### RECORDED DATA ###
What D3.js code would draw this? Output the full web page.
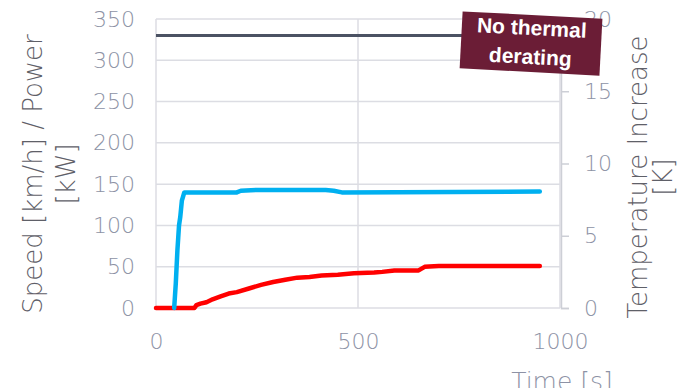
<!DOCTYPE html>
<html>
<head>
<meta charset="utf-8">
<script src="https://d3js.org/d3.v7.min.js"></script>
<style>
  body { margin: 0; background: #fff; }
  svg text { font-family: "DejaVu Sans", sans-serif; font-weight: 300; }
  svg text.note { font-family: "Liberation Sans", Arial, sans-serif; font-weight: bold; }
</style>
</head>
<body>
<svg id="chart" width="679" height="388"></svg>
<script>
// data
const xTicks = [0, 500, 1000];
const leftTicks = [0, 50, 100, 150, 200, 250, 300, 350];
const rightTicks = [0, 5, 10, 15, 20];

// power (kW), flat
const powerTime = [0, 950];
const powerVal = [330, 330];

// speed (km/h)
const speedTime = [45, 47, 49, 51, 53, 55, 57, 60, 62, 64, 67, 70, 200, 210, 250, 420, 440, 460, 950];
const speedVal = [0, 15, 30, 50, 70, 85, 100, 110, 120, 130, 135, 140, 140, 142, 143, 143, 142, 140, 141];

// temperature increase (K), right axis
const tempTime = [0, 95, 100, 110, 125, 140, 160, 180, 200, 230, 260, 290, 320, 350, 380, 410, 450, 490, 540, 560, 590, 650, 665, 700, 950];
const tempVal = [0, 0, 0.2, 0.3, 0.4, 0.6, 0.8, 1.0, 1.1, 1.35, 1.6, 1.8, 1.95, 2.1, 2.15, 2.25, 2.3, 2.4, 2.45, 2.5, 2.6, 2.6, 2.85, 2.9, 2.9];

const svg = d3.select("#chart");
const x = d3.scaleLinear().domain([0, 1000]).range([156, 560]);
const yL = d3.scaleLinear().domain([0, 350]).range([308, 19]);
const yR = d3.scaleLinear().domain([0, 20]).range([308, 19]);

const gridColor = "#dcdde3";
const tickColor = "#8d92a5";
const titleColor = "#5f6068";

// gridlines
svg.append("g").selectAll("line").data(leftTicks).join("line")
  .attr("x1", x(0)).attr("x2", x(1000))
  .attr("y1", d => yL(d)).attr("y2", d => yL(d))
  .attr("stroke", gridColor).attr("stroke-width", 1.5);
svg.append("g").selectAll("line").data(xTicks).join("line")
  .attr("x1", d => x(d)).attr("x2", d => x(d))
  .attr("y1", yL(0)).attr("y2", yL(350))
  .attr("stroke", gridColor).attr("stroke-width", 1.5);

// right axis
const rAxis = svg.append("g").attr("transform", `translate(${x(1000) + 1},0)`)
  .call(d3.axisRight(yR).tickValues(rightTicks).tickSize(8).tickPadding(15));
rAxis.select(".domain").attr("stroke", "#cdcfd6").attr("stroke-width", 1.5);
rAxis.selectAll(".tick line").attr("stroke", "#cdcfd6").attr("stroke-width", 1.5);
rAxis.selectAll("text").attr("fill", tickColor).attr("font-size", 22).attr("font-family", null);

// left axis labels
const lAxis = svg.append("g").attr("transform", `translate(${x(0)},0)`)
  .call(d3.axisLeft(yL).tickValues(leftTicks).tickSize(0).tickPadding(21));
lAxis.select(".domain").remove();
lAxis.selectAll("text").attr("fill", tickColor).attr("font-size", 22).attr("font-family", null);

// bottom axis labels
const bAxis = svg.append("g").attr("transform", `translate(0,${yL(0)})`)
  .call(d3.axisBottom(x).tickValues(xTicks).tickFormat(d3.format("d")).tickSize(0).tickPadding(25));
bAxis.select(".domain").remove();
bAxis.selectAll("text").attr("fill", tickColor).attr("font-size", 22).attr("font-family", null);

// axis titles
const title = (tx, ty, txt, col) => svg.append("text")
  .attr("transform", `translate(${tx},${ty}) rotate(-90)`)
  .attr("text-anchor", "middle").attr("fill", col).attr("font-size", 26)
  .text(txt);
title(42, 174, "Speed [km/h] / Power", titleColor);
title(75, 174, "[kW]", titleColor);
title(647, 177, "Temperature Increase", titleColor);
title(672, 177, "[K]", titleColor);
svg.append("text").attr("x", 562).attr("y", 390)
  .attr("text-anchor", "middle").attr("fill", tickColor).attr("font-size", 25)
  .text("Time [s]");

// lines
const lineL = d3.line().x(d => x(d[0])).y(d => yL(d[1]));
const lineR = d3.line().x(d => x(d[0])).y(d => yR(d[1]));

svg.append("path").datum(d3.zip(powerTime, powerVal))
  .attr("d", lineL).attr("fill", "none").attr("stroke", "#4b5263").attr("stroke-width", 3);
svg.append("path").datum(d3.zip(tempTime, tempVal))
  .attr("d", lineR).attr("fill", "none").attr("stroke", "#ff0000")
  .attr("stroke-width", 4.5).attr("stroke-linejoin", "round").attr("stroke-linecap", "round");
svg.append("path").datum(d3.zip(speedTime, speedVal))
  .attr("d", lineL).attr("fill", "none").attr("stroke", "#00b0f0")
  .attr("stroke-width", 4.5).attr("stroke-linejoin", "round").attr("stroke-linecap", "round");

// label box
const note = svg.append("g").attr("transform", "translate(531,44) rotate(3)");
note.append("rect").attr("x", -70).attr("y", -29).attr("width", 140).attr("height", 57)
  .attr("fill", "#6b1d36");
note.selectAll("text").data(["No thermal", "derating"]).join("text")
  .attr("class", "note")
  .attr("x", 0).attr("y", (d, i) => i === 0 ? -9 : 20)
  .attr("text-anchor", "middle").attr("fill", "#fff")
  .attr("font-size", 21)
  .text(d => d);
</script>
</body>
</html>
###
WRITTEN EXERCISE
Starting at the top of the listing above, please restate word for word each line up to and including the one that holds "const powerVal = [330, 330];", omitting every image.

TASK ANSWER
What D3.js code would draw this? Output the full web page.
<!DOCTYPE html>
<html>
<head>
<meta charset="utf-8">
<script src="https://d3js.org/d3.v7.min.js"></script>
<style>
  body { margin: 0; background: #fff; }
  svg text { font-family: "DejaVu Sans", sans-serif; font-weight: 300; }
  svg text.note { font-family: "Liberation Sans", Arial, sans-serif; font-weight: bold; }
</style>
</head>
<body>
<svg id="chart" width="679" height="388"></svg>
<script>
// data
const xTicks = [0, 500, 1000];
const leftTicks = [0, 50, 100, 150, 200, 250, 300, 350];
const rightTicks = [0, 5, 10, 15, 20];

// power (kW), flat
const powerTime = [0, 950];
const powerVal = [330, 330];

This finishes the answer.